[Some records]
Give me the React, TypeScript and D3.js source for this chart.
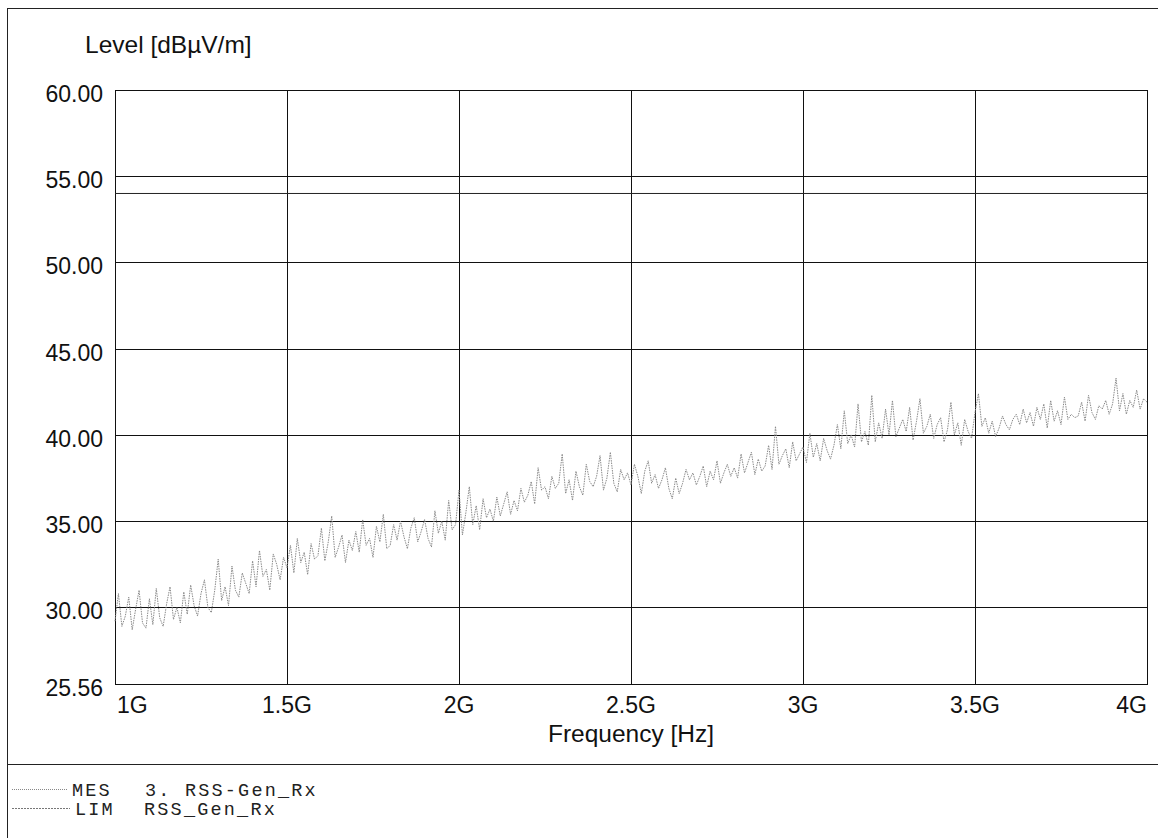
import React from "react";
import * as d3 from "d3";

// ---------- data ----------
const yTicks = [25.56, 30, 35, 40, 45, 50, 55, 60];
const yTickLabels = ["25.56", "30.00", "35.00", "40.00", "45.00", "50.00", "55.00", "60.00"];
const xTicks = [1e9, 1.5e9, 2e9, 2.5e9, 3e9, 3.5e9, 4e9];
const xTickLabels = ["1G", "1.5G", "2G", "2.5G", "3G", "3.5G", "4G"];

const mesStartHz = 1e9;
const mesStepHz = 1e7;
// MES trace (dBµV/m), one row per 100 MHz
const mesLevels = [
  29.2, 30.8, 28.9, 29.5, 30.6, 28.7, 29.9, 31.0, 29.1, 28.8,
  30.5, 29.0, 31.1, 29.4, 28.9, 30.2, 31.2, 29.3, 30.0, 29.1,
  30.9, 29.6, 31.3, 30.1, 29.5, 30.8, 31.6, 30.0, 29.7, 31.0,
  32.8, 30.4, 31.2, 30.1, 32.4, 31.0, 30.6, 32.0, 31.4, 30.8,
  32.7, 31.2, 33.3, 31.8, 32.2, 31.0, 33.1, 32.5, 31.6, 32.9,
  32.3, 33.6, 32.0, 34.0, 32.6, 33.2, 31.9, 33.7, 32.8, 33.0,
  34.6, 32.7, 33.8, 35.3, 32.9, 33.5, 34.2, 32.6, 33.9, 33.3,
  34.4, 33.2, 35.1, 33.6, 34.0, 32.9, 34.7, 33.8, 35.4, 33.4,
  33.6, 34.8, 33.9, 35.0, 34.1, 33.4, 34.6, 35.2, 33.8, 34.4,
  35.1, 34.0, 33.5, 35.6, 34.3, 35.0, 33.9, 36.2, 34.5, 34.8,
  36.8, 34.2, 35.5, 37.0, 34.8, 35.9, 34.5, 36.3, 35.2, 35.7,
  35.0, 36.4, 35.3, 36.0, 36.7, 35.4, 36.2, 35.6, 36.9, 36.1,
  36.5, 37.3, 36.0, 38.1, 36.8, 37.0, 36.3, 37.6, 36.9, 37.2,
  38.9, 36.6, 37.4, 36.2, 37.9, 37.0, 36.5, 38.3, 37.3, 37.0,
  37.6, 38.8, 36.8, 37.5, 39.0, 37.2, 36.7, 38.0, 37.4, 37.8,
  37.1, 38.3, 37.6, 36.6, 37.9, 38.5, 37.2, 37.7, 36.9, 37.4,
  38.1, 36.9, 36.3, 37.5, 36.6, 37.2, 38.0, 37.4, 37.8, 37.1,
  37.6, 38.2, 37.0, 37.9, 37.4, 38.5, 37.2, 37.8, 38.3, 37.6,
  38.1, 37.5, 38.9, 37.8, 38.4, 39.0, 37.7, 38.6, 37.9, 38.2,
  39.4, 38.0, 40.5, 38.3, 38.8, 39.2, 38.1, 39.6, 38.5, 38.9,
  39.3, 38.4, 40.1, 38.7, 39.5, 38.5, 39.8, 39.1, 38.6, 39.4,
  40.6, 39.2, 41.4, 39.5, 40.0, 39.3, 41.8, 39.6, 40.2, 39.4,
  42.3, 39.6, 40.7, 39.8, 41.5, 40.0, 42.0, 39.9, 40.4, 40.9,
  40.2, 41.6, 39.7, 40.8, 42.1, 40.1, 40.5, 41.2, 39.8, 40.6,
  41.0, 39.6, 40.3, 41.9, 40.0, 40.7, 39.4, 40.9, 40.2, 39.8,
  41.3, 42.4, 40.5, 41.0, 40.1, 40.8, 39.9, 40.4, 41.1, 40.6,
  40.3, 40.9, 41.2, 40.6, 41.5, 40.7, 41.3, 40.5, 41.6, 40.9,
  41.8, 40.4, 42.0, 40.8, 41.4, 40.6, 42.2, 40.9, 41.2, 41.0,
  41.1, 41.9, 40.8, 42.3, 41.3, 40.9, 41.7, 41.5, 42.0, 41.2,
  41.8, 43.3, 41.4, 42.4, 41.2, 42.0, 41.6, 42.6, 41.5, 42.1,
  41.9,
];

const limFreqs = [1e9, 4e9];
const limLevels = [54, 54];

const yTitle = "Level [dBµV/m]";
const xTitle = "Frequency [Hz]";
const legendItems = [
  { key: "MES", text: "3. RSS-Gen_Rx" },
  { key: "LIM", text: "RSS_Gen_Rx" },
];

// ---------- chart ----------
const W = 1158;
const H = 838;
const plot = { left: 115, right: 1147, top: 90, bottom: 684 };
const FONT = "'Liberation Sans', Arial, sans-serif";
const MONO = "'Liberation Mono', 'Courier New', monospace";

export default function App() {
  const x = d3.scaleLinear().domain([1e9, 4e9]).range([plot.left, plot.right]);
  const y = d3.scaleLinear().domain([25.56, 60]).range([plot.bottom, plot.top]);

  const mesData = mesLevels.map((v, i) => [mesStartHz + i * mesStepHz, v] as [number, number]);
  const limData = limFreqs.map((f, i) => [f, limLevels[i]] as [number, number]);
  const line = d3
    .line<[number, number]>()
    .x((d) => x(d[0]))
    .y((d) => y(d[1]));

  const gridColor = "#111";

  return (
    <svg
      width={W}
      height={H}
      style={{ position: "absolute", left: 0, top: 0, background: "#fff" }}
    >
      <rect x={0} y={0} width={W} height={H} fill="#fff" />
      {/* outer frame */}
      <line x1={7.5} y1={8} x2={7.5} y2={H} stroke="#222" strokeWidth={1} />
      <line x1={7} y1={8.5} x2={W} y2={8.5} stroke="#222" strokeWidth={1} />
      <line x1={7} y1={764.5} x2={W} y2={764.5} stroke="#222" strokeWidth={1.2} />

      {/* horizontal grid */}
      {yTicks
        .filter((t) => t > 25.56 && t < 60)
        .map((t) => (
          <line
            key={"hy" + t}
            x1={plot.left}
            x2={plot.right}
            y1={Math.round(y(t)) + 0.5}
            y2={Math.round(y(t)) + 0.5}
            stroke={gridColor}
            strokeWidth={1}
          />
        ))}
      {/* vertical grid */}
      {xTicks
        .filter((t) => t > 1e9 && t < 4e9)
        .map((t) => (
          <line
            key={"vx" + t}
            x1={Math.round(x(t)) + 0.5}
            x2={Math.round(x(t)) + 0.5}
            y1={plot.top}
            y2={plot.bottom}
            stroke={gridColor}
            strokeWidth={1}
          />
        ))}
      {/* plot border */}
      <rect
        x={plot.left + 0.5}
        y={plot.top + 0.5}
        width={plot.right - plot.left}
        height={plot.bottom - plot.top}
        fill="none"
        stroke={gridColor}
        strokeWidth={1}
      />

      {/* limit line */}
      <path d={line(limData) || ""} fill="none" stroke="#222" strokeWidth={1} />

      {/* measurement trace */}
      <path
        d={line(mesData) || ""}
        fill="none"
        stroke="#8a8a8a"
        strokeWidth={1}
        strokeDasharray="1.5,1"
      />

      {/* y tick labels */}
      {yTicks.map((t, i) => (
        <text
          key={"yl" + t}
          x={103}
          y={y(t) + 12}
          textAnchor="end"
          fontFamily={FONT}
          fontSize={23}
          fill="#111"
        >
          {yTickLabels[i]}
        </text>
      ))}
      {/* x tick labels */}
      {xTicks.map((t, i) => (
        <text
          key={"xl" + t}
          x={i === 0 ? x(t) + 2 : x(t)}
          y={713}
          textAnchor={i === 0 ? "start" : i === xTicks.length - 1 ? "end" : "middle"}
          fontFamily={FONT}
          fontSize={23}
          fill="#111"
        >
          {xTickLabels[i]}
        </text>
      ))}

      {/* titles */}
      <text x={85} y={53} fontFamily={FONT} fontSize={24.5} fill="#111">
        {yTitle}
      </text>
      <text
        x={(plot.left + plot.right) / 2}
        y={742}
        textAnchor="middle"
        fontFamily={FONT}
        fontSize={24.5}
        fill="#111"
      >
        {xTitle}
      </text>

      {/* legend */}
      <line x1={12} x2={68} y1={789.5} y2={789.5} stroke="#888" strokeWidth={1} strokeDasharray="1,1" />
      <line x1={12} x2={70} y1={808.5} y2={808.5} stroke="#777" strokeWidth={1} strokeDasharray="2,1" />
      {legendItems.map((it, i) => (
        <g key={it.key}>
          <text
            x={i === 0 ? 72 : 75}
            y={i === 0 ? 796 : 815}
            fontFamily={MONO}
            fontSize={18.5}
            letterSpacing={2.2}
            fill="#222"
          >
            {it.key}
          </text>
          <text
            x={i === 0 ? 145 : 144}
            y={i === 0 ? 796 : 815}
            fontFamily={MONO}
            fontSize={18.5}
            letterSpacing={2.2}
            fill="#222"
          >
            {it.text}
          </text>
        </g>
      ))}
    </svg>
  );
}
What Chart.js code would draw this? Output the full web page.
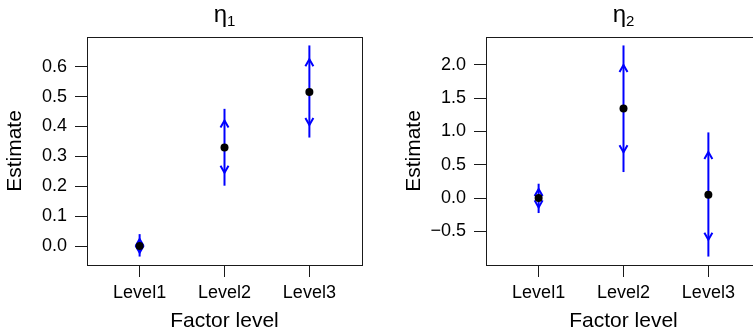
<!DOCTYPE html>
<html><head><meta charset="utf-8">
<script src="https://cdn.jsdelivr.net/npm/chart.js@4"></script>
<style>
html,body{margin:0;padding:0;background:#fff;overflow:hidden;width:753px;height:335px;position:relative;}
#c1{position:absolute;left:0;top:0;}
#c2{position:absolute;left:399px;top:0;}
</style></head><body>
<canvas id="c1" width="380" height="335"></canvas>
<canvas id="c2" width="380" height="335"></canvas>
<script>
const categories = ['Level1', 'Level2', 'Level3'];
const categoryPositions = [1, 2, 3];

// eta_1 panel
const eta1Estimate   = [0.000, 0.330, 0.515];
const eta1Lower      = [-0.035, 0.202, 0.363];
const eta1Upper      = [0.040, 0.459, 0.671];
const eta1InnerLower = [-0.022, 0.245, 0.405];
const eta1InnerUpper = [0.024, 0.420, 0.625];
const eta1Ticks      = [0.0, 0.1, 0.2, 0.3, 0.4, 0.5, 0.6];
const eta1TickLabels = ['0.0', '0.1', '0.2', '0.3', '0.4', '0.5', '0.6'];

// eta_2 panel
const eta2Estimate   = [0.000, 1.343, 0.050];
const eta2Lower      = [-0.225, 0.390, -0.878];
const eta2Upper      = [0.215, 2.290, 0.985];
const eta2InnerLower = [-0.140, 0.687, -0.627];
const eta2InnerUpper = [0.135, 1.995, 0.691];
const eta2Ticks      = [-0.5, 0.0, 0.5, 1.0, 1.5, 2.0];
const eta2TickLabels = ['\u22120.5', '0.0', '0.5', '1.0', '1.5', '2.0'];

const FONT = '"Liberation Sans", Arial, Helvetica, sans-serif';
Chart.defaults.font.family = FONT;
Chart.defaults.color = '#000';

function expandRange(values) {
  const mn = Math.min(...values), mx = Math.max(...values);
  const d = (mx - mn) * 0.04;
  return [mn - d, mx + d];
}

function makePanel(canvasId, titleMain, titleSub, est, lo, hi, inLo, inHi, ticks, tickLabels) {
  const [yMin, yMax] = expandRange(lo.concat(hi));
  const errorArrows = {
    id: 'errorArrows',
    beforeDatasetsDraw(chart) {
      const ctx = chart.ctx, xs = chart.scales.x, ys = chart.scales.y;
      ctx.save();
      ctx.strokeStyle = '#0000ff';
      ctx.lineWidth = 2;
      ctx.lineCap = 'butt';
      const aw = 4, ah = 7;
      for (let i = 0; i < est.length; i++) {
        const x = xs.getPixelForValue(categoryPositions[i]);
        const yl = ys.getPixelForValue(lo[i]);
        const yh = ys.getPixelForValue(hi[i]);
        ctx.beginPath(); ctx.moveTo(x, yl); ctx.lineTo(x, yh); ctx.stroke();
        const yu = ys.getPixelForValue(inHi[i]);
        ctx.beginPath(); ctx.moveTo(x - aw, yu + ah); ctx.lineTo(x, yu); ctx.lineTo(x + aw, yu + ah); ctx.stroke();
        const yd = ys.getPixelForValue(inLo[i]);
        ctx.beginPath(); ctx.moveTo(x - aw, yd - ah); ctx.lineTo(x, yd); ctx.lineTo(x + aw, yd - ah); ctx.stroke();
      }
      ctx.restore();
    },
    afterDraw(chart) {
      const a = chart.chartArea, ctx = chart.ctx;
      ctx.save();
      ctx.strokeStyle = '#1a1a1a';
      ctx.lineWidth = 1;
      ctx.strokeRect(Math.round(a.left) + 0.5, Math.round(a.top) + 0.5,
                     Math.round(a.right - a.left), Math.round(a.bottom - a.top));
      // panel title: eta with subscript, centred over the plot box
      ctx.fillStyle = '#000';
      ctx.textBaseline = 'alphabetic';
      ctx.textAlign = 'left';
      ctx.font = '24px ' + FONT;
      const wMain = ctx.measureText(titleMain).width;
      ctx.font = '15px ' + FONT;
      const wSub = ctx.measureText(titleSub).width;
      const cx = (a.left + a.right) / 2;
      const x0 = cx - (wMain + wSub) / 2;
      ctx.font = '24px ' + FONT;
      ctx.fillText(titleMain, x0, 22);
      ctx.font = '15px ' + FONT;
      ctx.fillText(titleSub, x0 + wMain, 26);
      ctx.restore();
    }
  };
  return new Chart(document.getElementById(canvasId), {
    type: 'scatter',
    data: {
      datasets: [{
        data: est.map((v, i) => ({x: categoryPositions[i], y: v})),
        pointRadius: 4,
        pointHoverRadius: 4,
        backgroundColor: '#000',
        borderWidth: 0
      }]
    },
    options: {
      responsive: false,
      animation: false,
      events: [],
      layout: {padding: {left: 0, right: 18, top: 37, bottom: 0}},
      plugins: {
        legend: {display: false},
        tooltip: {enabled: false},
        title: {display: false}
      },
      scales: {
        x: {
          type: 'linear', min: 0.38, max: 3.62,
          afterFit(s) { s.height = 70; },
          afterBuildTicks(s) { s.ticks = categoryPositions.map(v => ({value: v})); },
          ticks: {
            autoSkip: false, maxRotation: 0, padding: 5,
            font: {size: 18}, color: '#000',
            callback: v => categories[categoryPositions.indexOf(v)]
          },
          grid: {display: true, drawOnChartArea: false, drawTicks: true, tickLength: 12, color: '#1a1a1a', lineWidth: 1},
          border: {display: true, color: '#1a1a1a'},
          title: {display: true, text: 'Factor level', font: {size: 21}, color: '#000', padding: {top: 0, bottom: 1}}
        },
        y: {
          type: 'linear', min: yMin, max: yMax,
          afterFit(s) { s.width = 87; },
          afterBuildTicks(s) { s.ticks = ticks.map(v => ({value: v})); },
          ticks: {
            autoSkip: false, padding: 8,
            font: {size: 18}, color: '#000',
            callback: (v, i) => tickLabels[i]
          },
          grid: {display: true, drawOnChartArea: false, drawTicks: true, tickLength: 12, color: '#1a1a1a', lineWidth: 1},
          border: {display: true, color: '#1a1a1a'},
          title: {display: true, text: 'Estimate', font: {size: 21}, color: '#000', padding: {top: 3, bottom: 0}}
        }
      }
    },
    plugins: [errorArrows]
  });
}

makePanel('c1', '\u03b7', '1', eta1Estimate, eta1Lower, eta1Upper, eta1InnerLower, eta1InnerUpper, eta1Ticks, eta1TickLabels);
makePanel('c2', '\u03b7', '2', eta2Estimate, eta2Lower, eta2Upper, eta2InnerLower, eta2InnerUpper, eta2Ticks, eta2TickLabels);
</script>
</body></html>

Stated problem: Restate only the lines running from the start of the material above through the line containing "import * as", ends included. No pictures.

Response below:
Give me the React, TypeScript and D3.js source for this chart.
import React from "react";
import * as d3 from "d3";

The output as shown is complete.